### Exercise
The listing below begins with the first line you should copy; stop after the line containing "start_date = dt.date(2019, 8, 3)", and drop every picture.

### Data provided
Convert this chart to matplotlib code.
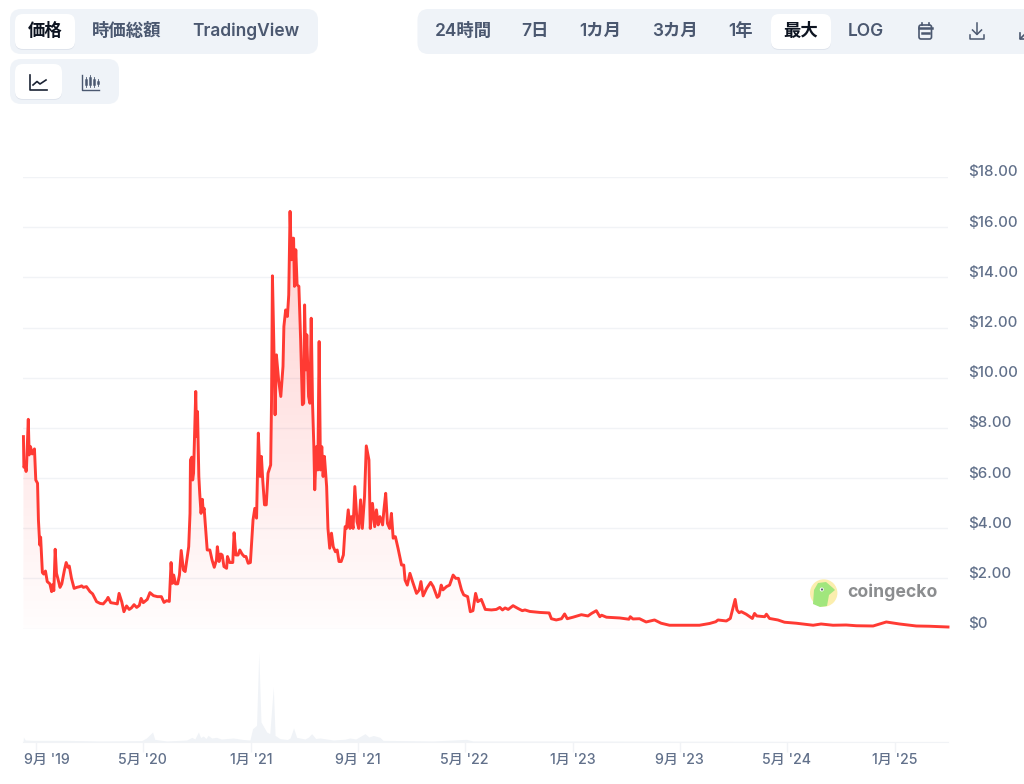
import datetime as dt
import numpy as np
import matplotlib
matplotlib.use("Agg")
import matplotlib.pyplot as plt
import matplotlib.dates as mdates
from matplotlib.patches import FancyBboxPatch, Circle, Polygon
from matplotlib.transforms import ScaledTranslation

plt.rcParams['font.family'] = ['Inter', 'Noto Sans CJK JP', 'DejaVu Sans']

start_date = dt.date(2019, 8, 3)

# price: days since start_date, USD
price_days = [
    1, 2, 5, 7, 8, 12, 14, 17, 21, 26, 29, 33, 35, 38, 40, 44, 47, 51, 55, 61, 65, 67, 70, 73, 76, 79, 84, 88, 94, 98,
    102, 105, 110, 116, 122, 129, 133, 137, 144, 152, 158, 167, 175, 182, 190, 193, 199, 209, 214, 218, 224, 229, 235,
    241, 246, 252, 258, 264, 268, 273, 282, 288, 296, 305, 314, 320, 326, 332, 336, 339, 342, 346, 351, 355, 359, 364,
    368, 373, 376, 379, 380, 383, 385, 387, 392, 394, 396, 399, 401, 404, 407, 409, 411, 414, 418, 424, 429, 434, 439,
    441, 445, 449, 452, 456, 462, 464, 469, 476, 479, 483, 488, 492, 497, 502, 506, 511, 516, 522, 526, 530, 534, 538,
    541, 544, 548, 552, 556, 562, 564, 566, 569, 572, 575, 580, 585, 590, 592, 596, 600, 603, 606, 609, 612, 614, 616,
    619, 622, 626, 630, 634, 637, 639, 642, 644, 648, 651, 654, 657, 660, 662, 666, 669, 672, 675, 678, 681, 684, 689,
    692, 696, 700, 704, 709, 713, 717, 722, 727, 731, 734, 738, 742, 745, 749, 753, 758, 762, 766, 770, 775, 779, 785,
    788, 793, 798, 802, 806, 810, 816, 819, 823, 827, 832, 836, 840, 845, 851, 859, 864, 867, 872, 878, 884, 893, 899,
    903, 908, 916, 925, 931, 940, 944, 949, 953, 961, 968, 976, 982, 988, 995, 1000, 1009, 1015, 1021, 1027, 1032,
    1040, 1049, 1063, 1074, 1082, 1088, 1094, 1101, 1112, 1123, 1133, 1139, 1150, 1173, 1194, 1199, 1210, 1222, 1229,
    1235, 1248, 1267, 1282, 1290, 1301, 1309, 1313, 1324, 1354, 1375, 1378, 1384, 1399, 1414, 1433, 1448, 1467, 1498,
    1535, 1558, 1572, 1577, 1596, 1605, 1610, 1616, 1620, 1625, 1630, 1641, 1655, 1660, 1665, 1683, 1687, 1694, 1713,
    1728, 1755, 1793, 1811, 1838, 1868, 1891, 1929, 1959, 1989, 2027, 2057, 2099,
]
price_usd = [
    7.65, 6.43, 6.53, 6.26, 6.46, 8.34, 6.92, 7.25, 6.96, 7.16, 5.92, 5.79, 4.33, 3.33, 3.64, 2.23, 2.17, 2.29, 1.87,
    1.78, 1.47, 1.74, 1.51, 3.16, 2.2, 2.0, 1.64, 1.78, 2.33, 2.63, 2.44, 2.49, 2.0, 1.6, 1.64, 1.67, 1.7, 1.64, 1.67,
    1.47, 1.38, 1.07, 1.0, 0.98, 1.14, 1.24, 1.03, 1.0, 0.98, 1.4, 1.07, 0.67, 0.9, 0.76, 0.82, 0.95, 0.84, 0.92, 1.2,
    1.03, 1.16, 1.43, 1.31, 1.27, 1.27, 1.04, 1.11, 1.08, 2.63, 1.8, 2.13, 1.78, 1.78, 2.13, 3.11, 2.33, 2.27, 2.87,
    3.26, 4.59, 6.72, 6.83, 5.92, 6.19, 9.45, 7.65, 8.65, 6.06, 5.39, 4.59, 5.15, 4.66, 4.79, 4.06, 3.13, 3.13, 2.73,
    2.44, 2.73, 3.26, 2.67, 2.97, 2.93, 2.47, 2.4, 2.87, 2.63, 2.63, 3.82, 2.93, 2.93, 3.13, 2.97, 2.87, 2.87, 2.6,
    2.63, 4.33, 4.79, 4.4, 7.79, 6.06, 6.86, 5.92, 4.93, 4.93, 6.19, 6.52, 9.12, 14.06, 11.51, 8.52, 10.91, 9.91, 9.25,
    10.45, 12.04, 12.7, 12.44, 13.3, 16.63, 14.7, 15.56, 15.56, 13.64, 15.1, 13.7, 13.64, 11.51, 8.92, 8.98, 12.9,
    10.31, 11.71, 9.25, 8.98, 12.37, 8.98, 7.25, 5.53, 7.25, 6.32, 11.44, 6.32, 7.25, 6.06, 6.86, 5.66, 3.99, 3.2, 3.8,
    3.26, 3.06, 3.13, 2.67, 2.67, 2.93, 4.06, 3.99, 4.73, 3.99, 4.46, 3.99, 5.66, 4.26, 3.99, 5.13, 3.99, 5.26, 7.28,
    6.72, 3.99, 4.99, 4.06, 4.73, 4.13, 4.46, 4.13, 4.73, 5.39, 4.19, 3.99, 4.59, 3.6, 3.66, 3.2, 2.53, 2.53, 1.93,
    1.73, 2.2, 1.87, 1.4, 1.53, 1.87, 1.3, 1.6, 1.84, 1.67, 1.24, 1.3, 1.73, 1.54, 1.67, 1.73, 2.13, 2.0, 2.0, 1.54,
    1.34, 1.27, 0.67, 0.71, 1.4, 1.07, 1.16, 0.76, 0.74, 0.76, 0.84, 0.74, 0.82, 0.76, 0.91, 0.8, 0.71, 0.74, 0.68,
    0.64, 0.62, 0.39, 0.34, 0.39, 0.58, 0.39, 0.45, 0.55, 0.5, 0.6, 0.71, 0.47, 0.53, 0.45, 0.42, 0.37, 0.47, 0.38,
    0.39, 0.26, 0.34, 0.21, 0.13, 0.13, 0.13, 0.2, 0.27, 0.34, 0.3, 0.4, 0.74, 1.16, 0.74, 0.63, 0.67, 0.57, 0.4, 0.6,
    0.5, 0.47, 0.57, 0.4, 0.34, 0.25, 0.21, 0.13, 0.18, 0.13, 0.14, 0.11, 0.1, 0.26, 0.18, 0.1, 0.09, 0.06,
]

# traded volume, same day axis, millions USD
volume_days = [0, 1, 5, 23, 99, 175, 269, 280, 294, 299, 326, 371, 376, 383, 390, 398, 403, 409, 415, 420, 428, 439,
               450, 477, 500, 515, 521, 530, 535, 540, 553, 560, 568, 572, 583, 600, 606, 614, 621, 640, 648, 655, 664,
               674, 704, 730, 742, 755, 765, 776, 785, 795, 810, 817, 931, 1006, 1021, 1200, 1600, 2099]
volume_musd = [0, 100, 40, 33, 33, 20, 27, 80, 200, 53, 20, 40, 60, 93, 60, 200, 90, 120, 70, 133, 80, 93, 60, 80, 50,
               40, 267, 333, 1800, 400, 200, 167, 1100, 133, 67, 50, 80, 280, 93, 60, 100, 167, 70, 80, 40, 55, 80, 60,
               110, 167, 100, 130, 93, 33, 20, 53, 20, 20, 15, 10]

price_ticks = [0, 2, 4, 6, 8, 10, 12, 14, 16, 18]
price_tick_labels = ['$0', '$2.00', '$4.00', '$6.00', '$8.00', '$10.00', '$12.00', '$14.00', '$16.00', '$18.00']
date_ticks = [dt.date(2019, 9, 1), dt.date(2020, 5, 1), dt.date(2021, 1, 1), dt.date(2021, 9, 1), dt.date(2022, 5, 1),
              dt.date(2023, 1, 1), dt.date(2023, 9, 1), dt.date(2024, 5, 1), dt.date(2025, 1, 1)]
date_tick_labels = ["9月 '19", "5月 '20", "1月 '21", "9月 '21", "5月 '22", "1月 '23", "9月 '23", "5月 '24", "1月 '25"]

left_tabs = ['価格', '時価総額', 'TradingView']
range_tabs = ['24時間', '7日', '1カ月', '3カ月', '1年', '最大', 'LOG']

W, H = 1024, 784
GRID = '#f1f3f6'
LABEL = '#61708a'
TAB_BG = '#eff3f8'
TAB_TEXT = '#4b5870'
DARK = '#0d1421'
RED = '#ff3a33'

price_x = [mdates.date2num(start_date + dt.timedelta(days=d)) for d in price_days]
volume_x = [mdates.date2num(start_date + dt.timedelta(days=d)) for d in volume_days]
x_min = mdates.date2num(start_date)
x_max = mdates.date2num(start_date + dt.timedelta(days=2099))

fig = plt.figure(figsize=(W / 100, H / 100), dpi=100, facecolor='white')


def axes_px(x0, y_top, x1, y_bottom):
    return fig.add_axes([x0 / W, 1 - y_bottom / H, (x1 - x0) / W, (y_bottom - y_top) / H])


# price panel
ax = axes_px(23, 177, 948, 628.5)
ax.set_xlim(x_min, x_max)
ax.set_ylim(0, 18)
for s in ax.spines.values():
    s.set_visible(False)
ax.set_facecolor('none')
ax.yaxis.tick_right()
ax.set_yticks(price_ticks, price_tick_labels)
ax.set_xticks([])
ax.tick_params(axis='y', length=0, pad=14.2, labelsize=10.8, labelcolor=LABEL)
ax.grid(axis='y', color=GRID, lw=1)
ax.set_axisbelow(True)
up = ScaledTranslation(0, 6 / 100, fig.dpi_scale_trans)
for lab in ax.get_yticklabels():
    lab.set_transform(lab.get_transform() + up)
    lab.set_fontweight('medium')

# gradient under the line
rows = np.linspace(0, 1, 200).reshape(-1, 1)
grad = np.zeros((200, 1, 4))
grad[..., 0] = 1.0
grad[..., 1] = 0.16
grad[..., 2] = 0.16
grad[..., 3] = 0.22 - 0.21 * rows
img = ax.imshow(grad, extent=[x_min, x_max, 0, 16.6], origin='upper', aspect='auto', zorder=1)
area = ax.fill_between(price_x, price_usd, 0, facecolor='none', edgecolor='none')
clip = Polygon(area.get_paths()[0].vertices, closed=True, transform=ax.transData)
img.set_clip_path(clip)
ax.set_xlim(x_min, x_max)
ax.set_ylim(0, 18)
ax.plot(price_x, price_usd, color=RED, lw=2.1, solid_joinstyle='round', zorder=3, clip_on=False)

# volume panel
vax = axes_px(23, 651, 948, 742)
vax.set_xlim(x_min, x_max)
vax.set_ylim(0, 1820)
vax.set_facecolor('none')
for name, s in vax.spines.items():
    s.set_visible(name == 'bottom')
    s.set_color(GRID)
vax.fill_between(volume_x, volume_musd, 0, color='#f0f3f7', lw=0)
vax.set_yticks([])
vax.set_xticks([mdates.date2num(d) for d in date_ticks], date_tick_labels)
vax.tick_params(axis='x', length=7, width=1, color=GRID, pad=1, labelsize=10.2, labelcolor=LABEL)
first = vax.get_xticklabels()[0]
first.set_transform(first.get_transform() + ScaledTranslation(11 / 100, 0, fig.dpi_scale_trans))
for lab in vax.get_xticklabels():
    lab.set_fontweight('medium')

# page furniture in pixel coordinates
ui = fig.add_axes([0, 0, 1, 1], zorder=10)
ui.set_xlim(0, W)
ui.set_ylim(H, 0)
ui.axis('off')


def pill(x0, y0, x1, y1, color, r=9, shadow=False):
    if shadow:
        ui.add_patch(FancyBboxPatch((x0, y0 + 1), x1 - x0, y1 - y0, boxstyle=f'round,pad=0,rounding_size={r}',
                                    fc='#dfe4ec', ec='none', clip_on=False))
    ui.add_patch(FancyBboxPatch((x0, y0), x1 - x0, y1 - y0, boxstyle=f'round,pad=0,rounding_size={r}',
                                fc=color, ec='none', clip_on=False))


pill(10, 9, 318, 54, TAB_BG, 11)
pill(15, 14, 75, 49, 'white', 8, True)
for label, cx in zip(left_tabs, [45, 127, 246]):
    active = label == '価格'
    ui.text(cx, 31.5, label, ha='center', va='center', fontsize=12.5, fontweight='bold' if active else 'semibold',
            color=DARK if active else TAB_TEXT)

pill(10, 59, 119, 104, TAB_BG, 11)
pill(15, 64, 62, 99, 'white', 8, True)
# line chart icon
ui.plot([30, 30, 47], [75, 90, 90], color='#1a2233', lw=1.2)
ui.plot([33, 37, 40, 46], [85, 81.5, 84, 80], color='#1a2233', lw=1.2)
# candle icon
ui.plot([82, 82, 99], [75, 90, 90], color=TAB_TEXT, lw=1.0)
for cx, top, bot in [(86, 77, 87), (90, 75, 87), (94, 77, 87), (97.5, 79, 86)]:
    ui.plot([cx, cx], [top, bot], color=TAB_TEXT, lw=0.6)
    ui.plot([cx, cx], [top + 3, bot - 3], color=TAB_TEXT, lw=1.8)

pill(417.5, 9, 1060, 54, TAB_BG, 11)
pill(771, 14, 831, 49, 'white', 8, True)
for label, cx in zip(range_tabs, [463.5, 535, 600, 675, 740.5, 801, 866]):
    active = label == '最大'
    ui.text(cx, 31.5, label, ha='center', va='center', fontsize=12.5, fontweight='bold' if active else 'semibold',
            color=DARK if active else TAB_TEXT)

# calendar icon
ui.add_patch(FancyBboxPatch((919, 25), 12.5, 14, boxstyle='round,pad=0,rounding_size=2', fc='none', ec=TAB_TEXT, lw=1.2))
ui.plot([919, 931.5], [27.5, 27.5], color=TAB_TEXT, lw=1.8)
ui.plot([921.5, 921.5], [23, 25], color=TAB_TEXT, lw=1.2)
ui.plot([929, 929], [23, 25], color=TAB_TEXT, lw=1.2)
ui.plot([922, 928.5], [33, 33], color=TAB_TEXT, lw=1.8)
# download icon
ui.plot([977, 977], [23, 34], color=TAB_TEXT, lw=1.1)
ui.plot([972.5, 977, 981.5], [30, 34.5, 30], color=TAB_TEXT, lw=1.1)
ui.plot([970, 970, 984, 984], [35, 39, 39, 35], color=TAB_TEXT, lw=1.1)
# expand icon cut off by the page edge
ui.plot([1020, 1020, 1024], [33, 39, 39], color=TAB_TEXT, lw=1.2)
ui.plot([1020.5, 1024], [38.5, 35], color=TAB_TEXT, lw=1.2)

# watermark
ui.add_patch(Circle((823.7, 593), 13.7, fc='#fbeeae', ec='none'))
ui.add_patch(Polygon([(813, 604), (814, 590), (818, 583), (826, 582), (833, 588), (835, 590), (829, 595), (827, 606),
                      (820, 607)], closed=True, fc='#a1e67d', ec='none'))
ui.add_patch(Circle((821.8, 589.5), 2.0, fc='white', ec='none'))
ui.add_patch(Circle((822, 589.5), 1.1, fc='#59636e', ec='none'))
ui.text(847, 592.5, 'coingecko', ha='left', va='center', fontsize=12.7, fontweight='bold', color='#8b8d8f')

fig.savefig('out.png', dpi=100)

### Solution for this problem
Convert this chart to matplotlib code.
import datetime as dt
import numpy as np
import matplotlib
matplotlib.use("Agg")
import matplotlib.pyplot as plt
import matplotlib.dates as mdates
from matplotlib.patches import FancyBboxPatch, Circle, Polygon
from matplotlib.transforms import ScaledTranslation

plt.rcParams['font.family'] = ['Inter', 'Noto Sans CJK JP', 'DejaVu Sans']

start_date = dt.date(2019, 8, 3)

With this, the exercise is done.